If you crave a sweet-tangy taste, this is the breakfast roll for you. The lemon gives these an agreeable tang that’s just right against the roll’s traditional cinnamon bun sweetness.
It does take a bit of time – there are two rising periods and a few minutes of kneading, but it’s well worth the effort. Plus, if you want the breakfast rolls at breakfast – without getting up in the middle of the night to complete the steps! – let it rise the second time in the refrigerator, take it out early enough to let the dough warm up (perhaps when you get up and before you shower, dress, whatever), and then bake it. Voila! Fresh Lemon-Cinnamon Rolls for breakfast!
¾ cup lukewarm water
¼ cup lemon juice
5 Tbl Blue Agave
1 jumbo egg yolk
4 Tbl butter, cut into pieces
2 cups spelt flour
2 cups whole wheat flour
½ traditional oats
½ cup dried potato flakes
¼ cup nonfat dry milk
1 ½ tsp salt
2 tsp yeast
1 cup brown sugar
1 jumbo egg white
2 Tbl cinnamon
Pinch of salt
¾ cup crushed walnuts
3 cups confectioners’ sugar
2 Tbl lemon juice
1 ½ tsp grated lemon peel
2 Tbl butter, melted
Pinch of salt
2-3 Tbl milk
Makes 16 buns
Oven temperature: 350 degrees
Combine all dough ingredients and mix. Knead about 15 minutes or until you have a soft, smooth dough. Place in oiled pan, cover with oiled plastic wrap and let rise about 2 hours (about double in size).
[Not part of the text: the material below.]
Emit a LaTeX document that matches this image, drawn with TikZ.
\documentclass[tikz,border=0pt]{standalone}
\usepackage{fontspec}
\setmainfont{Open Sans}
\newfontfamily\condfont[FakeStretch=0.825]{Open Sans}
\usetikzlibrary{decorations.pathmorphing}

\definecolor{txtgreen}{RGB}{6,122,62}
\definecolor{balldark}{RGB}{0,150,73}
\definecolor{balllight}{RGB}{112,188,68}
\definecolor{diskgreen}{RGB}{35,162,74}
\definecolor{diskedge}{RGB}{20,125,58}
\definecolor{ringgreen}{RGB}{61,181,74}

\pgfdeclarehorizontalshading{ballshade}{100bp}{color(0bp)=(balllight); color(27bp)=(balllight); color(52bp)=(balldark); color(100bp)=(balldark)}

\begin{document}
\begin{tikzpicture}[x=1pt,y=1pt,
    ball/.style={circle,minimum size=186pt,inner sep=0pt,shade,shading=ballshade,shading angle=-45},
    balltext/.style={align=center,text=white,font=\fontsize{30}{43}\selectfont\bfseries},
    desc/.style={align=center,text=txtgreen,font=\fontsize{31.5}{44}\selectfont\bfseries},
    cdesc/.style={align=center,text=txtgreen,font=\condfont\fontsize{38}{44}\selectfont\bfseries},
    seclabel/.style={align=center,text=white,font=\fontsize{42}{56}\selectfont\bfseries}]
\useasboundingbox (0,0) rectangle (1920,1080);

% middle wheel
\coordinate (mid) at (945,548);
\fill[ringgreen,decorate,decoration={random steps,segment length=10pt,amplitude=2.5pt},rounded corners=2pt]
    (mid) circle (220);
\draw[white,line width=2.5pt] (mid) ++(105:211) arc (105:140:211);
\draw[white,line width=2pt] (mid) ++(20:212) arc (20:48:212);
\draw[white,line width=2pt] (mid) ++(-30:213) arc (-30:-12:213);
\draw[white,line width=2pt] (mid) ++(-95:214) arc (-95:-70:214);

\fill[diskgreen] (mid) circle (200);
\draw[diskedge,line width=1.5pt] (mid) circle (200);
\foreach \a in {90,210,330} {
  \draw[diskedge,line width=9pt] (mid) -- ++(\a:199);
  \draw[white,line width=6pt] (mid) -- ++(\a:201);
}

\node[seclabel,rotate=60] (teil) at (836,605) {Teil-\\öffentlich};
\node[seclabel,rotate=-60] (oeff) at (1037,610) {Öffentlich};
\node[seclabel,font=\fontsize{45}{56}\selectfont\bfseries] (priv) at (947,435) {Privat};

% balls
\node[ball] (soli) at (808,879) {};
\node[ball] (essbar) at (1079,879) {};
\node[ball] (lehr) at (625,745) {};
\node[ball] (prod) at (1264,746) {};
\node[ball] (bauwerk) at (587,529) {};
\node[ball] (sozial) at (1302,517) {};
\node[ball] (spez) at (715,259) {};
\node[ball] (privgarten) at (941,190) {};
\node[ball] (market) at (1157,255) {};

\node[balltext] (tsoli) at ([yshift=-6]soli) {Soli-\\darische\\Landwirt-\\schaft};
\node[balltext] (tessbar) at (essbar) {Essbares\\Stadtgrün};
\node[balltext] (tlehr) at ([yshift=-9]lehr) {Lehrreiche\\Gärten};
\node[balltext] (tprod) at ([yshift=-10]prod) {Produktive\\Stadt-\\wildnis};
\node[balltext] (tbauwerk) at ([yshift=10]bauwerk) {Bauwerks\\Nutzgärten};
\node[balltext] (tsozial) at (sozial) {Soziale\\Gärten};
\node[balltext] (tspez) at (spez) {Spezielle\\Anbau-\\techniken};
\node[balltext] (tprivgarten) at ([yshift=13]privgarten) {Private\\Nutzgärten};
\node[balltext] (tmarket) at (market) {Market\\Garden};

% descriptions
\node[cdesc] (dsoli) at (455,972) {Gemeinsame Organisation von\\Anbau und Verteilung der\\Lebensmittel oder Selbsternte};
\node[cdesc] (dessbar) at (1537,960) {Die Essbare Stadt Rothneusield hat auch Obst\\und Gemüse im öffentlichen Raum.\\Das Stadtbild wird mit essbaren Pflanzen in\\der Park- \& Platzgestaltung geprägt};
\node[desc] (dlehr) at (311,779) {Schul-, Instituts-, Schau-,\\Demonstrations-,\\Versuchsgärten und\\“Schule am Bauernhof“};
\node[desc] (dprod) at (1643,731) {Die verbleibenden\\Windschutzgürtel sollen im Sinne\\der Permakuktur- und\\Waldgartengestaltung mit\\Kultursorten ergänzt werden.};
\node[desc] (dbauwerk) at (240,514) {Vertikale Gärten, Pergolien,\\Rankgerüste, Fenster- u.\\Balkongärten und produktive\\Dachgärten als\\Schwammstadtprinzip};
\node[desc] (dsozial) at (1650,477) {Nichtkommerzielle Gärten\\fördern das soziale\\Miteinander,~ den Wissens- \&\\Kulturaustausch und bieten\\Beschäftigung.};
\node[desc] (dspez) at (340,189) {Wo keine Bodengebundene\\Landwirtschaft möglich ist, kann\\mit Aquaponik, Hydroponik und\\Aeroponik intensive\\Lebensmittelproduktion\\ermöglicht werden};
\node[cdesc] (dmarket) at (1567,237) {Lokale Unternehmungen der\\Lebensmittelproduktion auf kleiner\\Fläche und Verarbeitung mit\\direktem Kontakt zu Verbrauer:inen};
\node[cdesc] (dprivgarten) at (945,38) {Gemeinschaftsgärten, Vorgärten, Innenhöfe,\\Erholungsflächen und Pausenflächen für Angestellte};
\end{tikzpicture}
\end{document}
While dough is rising, prepare filling:
Mix all of filling ingredients in separate bowl. [I used 1 cup of brown sugar, but next time I think I will use ¾ cup instead.]
Gently deflate the dough and place it on a greased table top.
Roll and pat the dough into a 12×16 inch rectangle.
Spread filling over the dough, leaving ½ inch margin on one side.
Role dough into a long log, being careful not to roll too tightly.
With seam side down, use a sharp knife and cut the log into 16 equal pieces. This is easiest to do if you cut the log in half and keep halving each piece until you have 16 pieces.
Place the buns evenly in a greased 9×13 inch pan.
Cover and let rise about 1 to 1 ½ hours.
Bake at 350 degrees for 28 to 30 minutes.
Carefully turn out onto a rack (top side will be down) and then turn out again on another rack so the top side is facing up once again.
If you are icing the buns, do it while they are warm so that the icing seeps into the buns’ crevices.
Excellent in flavor with a nice firm texture. The Lemon-Cinnamon Buns with the lemon frosting were more popular than those without – the lemony tang was more discernable and more lively.
[This is a modification of Dark and Dangerous Cinnamon Buns page 262-264, from King Arthur Flour Whole Grain Baking.]